Saturday, June 15, 2019

A little history of the Erie Canal/New York Canal System

A little history lesson

Upon reaching the town of Waterford New York 18 miles upriver we will leave the Hudson River and enter the Erie Canal. I thought I would share a little history about it for you.

The Appalachian Mountain Range posed a formidable barrier between the states bordering the Atlantic Ocean and the vast, mostly uninhabited Northwest Territories. Before the canal was built it took 15-45 days to travel from Albany New York to Buffalo with a cost of $125 per ton of cargo. After the canal was built it took about 9 days for a cost of $6.00 per ton! Realizing the need and importance of building a canal for growth and commerce the challenge began.

    The biggest proponent of the building of a canal was Dewitt Clinton, visionary and astute politician. He was a U.S. senator and ten time mayor of New York City. He believed that NYC would become a major economic force by building the canal and open up the center of the country to commerce. After much campaigning canal construction began on July 4th 1817. The first canal was dug almost entirely by hand. It was 40' wide and 4' deep.  It ran 363 miles and had 83 locks.
Naysayers for the building of the canal called it Clinton's ditch. It really was not much more than than that. The vessels were pulled by horse or mule and those paths have now become paths for walkers, runners and bikers.
The locks raised vessels a total of 565' between these two cities, an amazing engineering feat for its opening in October of 1825. The $7,000,000 cost was completely paid off from tolls collected in the canals first nine years of operation. Tolls were charged or 57 years raising $42,000,000 which payed for expansions, maintenance and operational fees.
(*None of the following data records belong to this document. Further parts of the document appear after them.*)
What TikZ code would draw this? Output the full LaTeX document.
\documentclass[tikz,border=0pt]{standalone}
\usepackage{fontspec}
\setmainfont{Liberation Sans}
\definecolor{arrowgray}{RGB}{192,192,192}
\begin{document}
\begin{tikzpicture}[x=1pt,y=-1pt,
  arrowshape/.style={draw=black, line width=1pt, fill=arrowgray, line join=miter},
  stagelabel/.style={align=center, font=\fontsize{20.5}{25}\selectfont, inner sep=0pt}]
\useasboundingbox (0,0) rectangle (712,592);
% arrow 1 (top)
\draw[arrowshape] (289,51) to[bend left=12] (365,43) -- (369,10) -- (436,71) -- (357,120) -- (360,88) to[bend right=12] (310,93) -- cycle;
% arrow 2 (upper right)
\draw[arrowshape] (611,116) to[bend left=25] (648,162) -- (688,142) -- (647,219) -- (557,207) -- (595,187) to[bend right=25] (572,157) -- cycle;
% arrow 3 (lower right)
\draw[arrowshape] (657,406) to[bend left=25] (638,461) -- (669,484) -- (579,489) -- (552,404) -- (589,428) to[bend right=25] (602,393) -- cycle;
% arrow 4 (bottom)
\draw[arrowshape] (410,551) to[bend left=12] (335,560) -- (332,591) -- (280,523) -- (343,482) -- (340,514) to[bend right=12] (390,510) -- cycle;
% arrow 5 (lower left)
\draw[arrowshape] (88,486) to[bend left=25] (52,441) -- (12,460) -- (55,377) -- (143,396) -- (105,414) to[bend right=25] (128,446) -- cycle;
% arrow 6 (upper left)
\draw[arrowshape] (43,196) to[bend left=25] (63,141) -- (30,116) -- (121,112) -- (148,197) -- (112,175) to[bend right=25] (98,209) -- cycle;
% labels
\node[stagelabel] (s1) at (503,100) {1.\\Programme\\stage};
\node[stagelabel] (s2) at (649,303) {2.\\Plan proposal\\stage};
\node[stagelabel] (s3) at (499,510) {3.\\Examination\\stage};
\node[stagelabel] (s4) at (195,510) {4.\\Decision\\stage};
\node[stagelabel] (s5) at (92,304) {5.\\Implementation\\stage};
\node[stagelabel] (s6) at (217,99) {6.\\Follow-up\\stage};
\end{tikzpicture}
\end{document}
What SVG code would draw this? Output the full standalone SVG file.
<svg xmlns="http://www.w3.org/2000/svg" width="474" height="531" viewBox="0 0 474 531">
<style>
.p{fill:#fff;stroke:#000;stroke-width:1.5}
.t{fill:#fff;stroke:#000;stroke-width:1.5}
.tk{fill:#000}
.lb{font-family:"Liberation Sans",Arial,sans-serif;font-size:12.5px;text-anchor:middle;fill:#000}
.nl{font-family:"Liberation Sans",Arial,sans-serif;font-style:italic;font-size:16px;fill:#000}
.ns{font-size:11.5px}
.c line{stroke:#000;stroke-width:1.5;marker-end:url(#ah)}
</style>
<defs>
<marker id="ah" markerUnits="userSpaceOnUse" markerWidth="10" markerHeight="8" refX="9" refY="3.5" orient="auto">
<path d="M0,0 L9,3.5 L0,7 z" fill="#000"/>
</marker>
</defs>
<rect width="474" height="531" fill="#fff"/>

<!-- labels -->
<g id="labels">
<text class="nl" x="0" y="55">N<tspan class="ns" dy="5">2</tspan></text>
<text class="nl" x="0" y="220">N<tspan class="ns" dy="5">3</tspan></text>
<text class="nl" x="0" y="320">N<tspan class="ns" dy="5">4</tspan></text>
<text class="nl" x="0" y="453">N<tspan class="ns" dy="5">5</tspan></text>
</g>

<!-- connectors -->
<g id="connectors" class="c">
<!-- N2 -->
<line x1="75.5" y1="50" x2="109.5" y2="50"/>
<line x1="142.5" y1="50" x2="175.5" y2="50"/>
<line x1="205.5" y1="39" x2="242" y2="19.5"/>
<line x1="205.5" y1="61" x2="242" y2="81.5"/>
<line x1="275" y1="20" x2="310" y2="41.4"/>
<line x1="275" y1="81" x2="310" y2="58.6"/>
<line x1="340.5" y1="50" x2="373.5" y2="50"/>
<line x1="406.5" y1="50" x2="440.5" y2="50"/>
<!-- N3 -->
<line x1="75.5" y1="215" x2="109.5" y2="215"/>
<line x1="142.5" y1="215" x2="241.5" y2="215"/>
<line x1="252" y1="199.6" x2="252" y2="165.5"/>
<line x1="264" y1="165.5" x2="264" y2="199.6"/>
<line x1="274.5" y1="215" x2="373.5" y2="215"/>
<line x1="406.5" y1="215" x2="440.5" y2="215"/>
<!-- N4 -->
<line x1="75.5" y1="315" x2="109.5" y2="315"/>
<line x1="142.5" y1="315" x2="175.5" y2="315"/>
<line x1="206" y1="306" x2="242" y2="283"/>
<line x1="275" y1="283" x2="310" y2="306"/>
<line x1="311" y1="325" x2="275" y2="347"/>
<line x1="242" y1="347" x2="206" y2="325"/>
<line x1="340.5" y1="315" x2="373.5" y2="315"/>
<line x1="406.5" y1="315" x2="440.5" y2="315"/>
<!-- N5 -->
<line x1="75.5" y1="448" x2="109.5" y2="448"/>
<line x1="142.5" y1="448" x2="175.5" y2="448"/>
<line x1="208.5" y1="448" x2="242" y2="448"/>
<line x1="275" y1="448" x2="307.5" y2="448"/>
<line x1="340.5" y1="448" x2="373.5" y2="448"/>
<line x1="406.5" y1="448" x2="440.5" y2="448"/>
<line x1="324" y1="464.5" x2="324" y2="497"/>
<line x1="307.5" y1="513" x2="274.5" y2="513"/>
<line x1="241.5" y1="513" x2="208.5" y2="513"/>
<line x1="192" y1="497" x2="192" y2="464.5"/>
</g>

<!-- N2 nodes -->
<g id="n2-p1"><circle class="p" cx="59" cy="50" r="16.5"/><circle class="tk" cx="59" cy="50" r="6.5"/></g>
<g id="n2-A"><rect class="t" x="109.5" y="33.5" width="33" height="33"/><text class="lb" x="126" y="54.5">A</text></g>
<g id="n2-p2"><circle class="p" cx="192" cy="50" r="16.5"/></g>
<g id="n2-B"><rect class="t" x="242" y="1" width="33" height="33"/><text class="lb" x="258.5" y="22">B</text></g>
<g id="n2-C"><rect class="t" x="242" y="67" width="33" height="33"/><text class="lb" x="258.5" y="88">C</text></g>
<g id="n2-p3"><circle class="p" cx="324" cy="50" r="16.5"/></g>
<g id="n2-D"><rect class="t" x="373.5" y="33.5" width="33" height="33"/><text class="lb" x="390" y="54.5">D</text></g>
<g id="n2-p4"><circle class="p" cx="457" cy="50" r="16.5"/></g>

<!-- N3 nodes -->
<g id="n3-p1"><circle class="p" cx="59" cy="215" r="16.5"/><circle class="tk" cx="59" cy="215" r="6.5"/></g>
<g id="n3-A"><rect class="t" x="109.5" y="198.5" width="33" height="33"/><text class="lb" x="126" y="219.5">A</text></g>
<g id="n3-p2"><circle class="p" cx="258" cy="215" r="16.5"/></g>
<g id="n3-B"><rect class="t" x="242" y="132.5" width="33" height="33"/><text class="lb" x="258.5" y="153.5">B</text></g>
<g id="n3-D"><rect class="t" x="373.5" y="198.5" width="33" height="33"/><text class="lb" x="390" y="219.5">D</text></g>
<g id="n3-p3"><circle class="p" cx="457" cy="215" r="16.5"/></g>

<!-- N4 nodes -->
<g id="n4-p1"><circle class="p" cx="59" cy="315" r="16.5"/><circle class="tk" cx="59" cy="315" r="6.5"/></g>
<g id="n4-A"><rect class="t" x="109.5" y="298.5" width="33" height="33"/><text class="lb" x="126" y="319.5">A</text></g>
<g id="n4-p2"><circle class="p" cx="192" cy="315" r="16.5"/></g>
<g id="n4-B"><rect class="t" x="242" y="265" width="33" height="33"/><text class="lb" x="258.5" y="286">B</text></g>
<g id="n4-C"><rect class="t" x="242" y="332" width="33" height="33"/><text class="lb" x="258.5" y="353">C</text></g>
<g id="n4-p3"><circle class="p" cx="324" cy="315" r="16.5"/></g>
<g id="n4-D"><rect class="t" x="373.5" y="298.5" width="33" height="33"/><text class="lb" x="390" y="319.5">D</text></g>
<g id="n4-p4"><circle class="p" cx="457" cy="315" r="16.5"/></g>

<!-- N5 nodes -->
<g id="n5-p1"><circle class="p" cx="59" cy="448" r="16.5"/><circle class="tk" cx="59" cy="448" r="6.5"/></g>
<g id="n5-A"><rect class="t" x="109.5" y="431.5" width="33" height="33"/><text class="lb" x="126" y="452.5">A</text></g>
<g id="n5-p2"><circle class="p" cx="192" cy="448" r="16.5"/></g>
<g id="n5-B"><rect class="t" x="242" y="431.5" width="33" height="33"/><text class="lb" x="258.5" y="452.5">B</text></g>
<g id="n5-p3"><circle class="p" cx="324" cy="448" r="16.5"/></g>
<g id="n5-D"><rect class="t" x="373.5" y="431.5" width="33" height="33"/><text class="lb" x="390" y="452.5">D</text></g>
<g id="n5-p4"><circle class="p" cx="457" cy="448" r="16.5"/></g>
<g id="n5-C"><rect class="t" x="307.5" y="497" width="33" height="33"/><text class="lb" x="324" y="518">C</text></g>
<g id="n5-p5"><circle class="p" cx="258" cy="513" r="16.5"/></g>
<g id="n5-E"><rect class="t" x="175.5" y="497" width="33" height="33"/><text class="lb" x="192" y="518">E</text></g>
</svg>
Settlers flocked westward building villages, sawmills and industries as they went.  The prosperity spread along the line of the Erie Canal as far as the Great Lakes.  New York City became the largest American seaport.
By 1862 canal improvements had continued and it was now 7 feet deep to handle larger barge traffic.
By the 1980s railroads had taken away all of the canals passenger business and most of its cargo business so a new larger canal was planned.  In 1915 the state of New York started a major overhaul of the canal system, increasing its with to about 150 feet and depth to 12 foot. The new canal follows the natural rivers and lakes to a much greater degree than the original and was renamed the New York Barge canal system.
With the growing competition from railroads and highways and the opening of the St. Lawrence Seaway in 1959 commercial traffic on the Canal System declined and today it is referred to as a "Yacht Highway" but renamed again as the New York State Canal system it is showing a rebirth as a recreational and historic resource.
The major  canals in the NYC system include the Erie, Oswego, Champlain, and Cayuga-Seneca.
We will travel a portion of the Erie to three rivers and the entire Oswego to Lake Ontario.